═════ Dataset rows ═════

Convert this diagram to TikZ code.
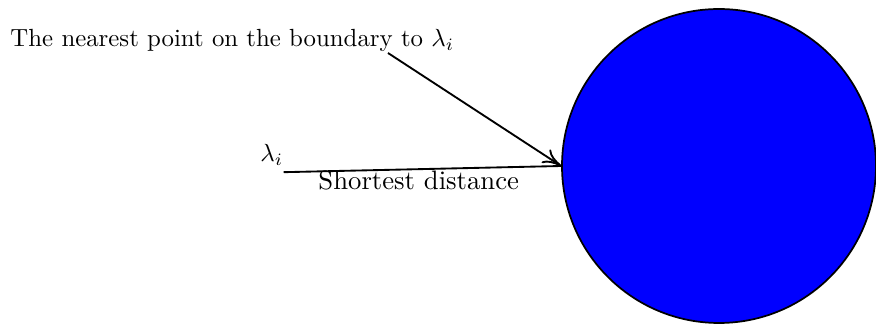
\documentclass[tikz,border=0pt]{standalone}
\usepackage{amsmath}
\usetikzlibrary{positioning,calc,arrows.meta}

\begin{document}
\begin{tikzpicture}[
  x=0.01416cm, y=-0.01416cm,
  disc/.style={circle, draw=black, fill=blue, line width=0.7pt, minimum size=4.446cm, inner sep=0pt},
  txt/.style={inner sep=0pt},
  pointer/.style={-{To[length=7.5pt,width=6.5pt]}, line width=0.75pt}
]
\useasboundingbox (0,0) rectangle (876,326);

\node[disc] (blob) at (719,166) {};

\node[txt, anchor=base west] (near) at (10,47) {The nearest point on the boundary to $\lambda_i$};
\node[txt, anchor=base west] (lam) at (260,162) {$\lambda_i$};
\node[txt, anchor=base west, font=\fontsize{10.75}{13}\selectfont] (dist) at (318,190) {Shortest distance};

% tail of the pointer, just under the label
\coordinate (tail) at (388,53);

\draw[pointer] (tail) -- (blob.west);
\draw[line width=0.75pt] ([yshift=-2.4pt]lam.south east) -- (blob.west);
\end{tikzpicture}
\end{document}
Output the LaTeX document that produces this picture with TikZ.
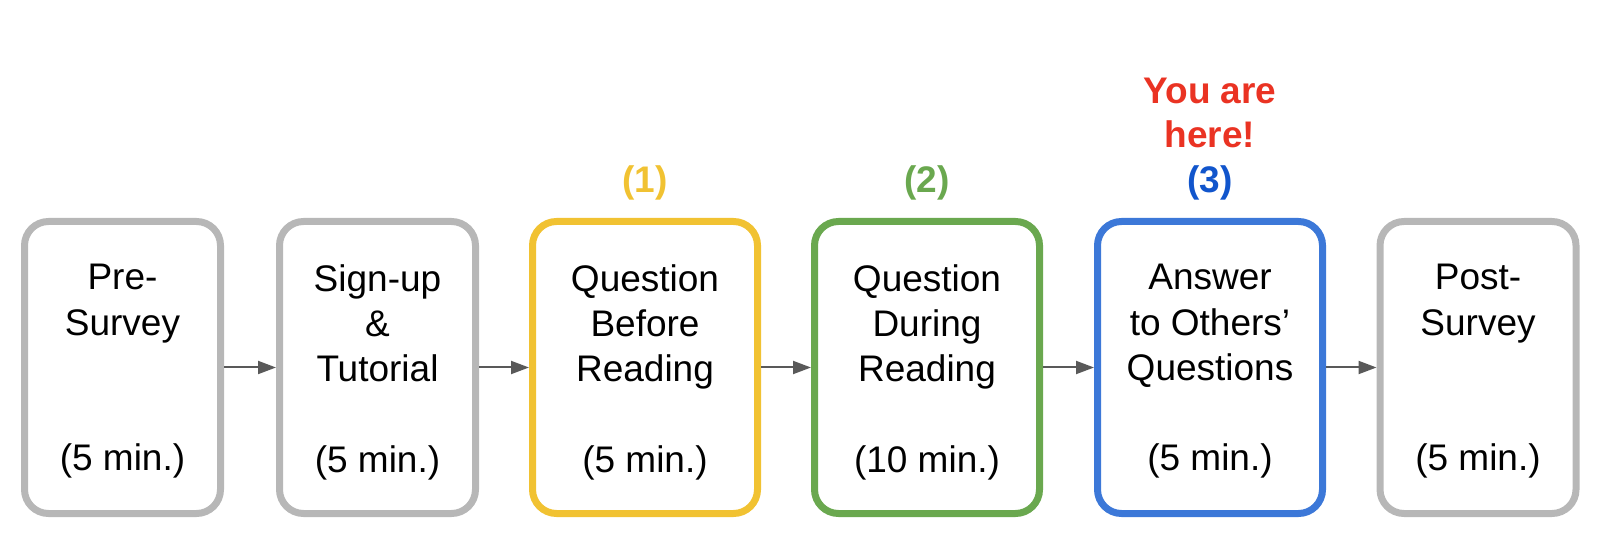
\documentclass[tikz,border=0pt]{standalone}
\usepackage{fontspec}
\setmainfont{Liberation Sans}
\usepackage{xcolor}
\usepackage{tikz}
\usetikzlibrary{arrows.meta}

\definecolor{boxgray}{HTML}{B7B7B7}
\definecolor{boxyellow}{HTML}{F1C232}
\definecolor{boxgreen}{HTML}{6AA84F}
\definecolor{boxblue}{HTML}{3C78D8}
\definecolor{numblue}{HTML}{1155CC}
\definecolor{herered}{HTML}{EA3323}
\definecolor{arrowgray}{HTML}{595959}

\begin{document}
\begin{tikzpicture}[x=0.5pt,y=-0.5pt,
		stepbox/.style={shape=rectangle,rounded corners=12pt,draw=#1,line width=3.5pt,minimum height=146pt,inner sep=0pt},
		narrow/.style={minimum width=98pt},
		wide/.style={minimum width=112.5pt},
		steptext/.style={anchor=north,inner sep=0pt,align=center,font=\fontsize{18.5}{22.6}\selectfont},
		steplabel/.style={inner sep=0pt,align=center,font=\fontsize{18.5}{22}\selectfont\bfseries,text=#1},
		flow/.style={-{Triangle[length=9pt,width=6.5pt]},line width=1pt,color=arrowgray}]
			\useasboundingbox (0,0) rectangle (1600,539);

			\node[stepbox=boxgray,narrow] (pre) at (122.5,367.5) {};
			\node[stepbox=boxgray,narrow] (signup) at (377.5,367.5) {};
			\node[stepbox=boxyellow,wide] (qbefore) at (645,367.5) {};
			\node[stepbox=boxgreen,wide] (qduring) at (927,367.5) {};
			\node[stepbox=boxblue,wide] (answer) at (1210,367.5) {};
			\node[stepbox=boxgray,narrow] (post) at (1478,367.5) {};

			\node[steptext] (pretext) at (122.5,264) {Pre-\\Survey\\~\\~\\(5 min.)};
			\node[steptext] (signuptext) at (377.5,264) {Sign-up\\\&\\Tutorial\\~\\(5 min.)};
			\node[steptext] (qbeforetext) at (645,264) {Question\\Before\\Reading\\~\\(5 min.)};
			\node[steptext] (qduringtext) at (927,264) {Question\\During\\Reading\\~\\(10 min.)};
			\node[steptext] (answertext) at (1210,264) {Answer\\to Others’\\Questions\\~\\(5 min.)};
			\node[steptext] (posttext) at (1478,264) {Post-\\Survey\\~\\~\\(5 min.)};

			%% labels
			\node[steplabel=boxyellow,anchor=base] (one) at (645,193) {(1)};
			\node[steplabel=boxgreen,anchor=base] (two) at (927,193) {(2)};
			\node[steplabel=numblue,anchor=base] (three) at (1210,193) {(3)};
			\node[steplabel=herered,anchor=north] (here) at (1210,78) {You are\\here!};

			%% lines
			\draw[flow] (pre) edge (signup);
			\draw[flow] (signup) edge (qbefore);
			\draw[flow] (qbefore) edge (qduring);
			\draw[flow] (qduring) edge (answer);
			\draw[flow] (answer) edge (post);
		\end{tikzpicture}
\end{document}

═════

What needs to be done: List each line of the entries that holds the string "this".

Result of the exercise:
Convert this diagram to TikZ code.
Output the LaTeX document that produces this picture with TikZ.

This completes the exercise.